Let's break down those arguments...

  • width/height - The dimensions of the resulting image.

  • path - An SVG-like path string. Only the following path commands are currently supported: M, L, Q, C, and Z.

  • viewBox - The rectangle in the path's coordinate system that will be covered by the output image. Specified as an array of [left, top, right, bottom]. You'll want to account for padding around the path shape in this rectangle.

  • maxDistance - The maximum distance that will be encoded in the distance field; this is the distance from the path's edge at which the SDF value will be 0 or 255.

  • exponent - An optional exponent to apply to the SDF distance values as they get farther from the path's edge. This can be useful when maxDistance is large, to allow more precision near the path edge where it's more important and decreasing precision far away (visualized here). Whatever uses the SDF later on will need to invert the transformation to get useful distance values. Defaults to 1 for no curve.

The return value is a Uint8Array of SDF image pixel values (single channel), where 127.5 is the "zero distance" aligning with path edges. Values below that are outside the path and values above it are inside the path.

When you call generator.generate(...), it will first attempt to build the SDF using WebGL; this is super fast because it is GPU-acclerated. This should work in most browsers, but if for whatever reason the proper WebGL support is not available or fails due to context loss then it will fall back to a slower JavaScript-based implementation.

If you want more control over this fallback behavior, you can access the individual implementations directly:

// Same arguments as the main generate():
const resultFromGL = generator.webgl.generate(...args)
const resultFromJS = generator.javascript.generate(...args)

The WebGL implementation also provides method to detect support if you want to test it beforehand:

const webglSupported = generator.webgl.isSupported()

Generate an atlas of many SDFs:

Making a single SDF has its uses, but it's likely that you actually want that SDF to be added to a larger "atlas" image of many SDFs.

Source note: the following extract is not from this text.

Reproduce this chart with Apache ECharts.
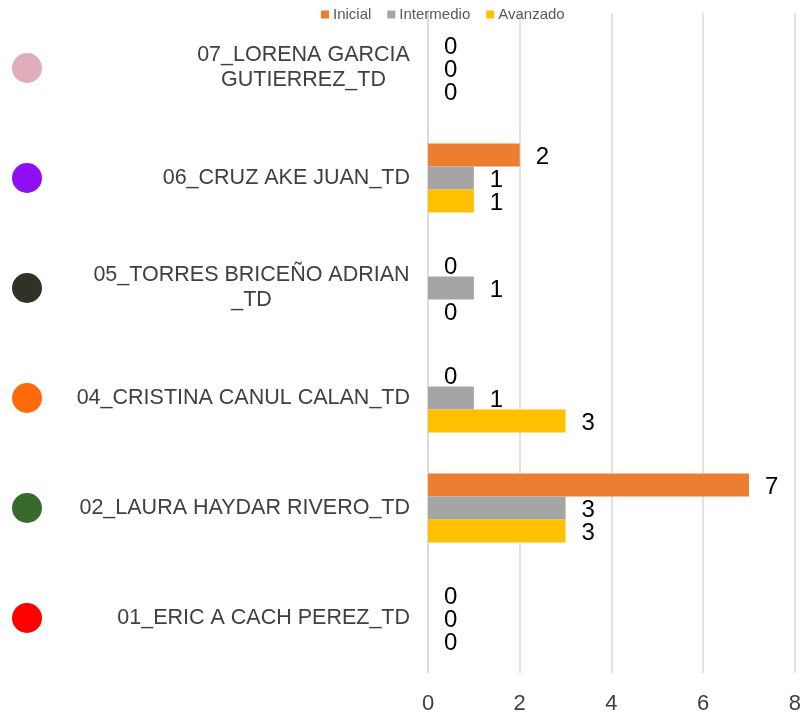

While you could do that by calling generator.generate() as above and manually inserting the returned Uint8Array into a larger texture, that isn't optimal because it involves reading pixels back from the GPU for every SDF, which has a performance impact.

Instead, you can generate an SDF directly into a region+channel of a WebGL-enabled canvas, populating your "atlas" directly on the GPU. Only the region/channel for the new SDF will be overwritten, the rest will be preserved. That canvas can then be used as the source for a WebGL texture for rendering. This ends up being much faster since the data all stays on the GPU.

generator.generateIntoCanvas(
  64,                  // width
  64,                  // height
  'M0,0L50,25L25,50Z', // path 
  [-5, -5, 55, 55],    // viewBox
  25,                  // maxDistance
  1,                   // exponent
  yourCanvasElement,   // output canvas
  128,                 // output x coordinate
  64,                  // output y coordinate
  0                    // output color channel              
)

And similarly for the individual implementations:

// Same arguments as the main generate():
generator.webgl.generateIntoCanvas(...args)
generator.javascript.generateIntoCanvas(...args)

Note that the canvas you pass:

  • must be WebGL-enabled, meaning that getContext('webgl') will succeed for it; you can't give it a canvas with a 2d context, for example.
  • should not be shared with other processes that change the GL context state; generateIntoCanvas only sets the exact state it needs and makes no attempt to restore previous state, so sharing it could lead to unpredictable results.